___ Data lines ___

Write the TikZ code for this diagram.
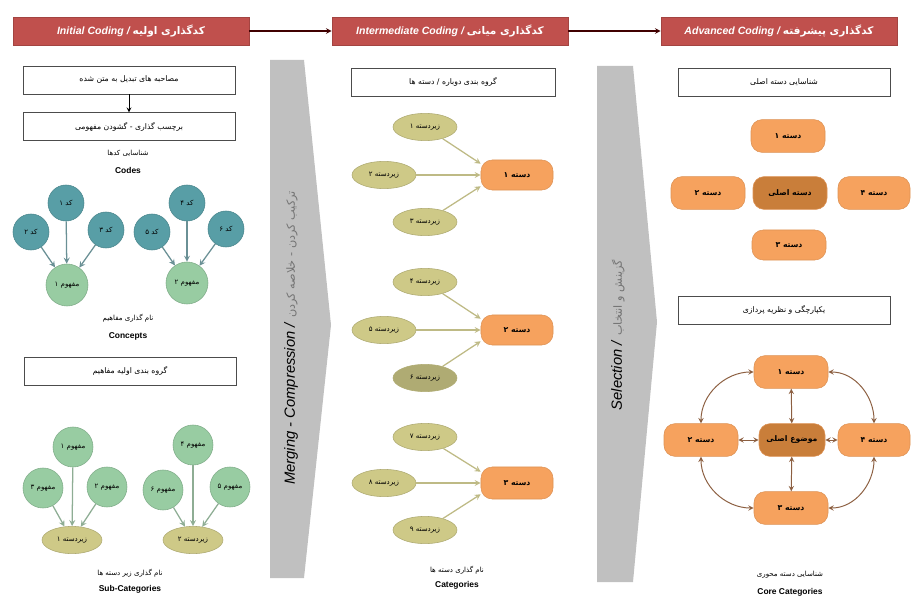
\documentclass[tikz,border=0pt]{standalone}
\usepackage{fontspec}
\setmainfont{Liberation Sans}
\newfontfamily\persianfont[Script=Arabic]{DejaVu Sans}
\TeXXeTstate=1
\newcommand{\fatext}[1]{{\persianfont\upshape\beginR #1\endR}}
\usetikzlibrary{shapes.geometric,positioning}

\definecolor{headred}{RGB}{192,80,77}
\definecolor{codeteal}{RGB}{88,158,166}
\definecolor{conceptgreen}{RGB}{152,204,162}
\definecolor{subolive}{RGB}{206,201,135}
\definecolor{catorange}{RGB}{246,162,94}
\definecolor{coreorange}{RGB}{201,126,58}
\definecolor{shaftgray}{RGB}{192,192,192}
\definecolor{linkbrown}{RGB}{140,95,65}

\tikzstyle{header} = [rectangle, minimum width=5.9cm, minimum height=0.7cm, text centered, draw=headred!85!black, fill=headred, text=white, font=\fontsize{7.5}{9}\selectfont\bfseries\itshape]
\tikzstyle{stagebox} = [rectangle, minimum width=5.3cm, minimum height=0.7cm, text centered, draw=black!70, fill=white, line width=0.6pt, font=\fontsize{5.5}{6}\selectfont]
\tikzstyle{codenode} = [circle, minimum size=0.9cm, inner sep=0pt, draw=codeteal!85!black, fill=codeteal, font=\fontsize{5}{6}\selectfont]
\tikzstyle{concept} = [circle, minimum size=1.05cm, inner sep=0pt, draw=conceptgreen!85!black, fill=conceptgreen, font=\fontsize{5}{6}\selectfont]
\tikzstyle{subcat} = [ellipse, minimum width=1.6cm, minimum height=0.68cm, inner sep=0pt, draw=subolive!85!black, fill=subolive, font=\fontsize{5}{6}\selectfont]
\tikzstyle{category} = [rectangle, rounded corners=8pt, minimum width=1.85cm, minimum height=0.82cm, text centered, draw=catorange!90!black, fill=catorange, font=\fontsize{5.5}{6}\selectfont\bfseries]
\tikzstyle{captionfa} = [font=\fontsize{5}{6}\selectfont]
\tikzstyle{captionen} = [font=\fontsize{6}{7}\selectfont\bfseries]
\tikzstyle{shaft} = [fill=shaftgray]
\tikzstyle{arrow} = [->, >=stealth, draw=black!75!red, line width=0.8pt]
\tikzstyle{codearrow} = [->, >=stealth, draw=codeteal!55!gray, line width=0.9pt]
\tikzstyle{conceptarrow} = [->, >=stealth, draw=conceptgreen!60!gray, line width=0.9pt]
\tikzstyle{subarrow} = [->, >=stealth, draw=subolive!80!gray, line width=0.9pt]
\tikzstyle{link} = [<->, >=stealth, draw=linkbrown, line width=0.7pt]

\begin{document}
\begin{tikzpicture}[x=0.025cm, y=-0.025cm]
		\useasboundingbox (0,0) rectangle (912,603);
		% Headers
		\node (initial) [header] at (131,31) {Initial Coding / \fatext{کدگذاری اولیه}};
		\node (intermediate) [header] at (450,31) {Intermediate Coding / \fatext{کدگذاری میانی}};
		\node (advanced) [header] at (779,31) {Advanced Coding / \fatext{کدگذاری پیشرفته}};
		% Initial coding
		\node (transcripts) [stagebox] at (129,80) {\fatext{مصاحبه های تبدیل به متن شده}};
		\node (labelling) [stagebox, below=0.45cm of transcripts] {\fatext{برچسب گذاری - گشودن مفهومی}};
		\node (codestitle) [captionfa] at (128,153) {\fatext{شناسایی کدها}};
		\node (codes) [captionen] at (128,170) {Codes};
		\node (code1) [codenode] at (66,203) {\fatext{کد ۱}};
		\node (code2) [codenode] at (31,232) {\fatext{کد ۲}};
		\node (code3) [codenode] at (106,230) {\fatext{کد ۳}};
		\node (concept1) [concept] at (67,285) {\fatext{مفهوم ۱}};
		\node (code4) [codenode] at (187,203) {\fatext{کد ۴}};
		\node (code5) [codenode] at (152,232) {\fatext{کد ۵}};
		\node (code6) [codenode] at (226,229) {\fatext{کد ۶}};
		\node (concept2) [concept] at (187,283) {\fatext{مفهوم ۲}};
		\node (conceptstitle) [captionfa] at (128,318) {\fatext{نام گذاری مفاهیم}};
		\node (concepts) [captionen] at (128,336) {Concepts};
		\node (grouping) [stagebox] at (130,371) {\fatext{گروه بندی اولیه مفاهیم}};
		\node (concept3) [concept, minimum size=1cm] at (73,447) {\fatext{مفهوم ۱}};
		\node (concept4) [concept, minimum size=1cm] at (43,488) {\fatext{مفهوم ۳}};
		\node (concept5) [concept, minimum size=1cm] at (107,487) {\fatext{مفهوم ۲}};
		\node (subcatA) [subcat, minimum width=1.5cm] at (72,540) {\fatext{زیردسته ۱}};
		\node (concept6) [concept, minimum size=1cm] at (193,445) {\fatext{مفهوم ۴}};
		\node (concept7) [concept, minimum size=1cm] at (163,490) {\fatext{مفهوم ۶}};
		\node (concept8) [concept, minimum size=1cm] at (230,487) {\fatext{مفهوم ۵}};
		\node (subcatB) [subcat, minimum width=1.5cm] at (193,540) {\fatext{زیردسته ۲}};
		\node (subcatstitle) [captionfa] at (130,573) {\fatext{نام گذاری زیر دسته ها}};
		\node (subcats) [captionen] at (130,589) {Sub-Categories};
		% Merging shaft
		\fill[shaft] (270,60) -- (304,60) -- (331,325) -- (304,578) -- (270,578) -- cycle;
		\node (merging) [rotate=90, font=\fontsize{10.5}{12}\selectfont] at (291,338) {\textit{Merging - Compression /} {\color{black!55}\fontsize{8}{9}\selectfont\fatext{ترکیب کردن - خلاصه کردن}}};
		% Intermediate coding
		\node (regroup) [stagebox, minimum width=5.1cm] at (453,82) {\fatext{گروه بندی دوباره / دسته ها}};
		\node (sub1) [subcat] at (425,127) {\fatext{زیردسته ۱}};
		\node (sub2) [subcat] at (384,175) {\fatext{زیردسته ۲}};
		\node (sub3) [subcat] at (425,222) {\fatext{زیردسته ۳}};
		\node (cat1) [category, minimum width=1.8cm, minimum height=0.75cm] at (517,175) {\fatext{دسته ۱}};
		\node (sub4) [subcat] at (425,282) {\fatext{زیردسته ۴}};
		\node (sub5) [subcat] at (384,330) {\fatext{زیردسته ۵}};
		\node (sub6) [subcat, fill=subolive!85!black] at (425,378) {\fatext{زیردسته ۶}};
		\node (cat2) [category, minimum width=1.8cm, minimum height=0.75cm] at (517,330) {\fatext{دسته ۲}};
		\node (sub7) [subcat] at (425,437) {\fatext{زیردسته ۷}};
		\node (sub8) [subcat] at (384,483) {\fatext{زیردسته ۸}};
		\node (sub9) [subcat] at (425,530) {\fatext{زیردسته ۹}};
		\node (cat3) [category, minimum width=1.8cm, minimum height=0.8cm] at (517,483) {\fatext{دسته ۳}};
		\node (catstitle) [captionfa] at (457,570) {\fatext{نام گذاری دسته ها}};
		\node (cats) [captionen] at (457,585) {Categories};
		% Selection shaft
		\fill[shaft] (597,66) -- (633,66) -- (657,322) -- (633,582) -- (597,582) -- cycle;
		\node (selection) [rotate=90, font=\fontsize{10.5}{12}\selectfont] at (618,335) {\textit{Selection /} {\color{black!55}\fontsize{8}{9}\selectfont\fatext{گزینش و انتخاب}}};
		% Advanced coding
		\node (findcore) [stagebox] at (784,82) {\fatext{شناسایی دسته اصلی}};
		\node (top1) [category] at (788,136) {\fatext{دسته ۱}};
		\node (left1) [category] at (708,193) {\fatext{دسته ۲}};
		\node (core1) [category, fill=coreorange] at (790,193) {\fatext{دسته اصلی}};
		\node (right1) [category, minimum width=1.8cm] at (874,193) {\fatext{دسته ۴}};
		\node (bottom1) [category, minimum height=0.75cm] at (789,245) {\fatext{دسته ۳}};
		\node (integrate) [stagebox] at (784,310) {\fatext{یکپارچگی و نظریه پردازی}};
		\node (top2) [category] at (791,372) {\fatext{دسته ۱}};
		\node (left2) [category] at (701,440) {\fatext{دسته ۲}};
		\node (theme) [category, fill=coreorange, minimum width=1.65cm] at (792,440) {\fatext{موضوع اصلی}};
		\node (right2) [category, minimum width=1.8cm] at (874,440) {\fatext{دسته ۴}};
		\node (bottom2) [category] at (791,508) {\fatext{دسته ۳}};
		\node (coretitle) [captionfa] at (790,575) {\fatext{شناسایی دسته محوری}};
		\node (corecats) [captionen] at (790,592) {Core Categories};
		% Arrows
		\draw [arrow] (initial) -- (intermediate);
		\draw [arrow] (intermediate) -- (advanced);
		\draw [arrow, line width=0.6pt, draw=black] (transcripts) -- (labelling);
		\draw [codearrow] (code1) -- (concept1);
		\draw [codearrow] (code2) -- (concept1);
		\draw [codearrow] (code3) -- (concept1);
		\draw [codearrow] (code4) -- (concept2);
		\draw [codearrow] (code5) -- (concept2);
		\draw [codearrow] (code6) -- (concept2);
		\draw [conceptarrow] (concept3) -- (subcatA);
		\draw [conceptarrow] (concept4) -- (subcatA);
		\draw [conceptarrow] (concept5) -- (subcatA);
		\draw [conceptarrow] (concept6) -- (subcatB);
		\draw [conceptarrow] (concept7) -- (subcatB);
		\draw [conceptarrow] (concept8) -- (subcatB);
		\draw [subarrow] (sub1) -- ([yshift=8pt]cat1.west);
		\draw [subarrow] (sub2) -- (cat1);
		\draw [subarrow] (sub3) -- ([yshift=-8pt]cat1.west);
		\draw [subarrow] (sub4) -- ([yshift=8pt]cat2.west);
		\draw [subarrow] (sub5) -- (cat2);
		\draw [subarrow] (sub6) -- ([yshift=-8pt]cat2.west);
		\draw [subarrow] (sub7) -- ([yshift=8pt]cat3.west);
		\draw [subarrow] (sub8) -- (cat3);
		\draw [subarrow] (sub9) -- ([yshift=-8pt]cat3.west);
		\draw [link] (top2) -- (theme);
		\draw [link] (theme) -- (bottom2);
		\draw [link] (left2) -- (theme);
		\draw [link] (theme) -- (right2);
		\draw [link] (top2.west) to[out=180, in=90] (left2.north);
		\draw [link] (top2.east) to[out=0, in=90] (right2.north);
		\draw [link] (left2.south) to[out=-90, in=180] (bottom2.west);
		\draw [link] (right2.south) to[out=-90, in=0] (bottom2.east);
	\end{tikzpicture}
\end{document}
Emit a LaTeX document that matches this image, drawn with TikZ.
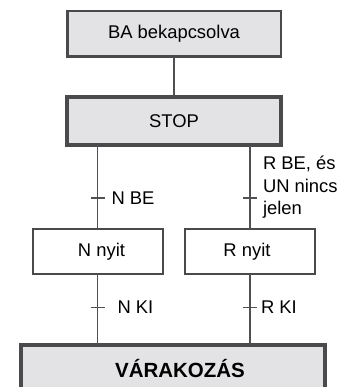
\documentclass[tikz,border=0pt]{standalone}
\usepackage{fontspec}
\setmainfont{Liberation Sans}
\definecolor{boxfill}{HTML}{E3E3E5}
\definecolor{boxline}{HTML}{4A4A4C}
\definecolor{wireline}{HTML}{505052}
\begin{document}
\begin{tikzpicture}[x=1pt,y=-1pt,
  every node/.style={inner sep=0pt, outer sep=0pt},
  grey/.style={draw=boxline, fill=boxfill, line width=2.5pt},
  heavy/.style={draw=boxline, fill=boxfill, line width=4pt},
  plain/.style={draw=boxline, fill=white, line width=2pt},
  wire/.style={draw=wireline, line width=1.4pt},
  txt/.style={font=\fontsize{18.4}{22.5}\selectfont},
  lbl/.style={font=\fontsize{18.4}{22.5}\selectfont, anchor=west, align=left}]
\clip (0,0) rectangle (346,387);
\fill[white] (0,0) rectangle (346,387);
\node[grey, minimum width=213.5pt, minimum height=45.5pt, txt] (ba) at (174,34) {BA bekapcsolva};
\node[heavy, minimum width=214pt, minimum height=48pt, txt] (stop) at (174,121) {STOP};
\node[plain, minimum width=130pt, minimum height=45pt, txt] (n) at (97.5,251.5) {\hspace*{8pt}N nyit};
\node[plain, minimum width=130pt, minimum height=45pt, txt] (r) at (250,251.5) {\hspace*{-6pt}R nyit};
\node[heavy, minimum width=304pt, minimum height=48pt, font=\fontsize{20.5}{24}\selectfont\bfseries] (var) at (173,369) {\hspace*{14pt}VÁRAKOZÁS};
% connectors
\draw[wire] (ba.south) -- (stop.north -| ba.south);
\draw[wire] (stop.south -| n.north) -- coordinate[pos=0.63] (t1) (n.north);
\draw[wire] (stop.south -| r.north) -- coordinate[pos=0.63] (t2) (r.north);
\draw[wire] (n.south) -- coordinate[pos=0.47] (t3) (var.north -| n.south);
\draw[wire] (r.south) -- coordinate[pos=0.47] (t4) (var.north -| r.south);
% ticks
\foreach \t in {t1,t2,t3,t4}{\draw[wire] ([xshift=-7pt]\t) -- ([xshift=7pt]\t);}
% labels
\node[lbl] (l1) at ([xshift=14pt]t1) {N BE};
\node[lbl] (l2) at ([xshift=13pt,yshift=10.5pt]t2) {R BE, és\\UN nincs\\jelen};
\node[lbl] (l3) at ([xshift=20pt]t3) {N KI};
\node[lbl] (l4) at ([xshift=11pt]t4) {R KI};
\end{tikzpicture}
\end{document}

___

Work instructions
Each line that holds the word "this" should be extracted from the records.

The reply
Write the TikZ code for this diagram.
Emit a LaTeX document that matches this image, drawn with TikZ.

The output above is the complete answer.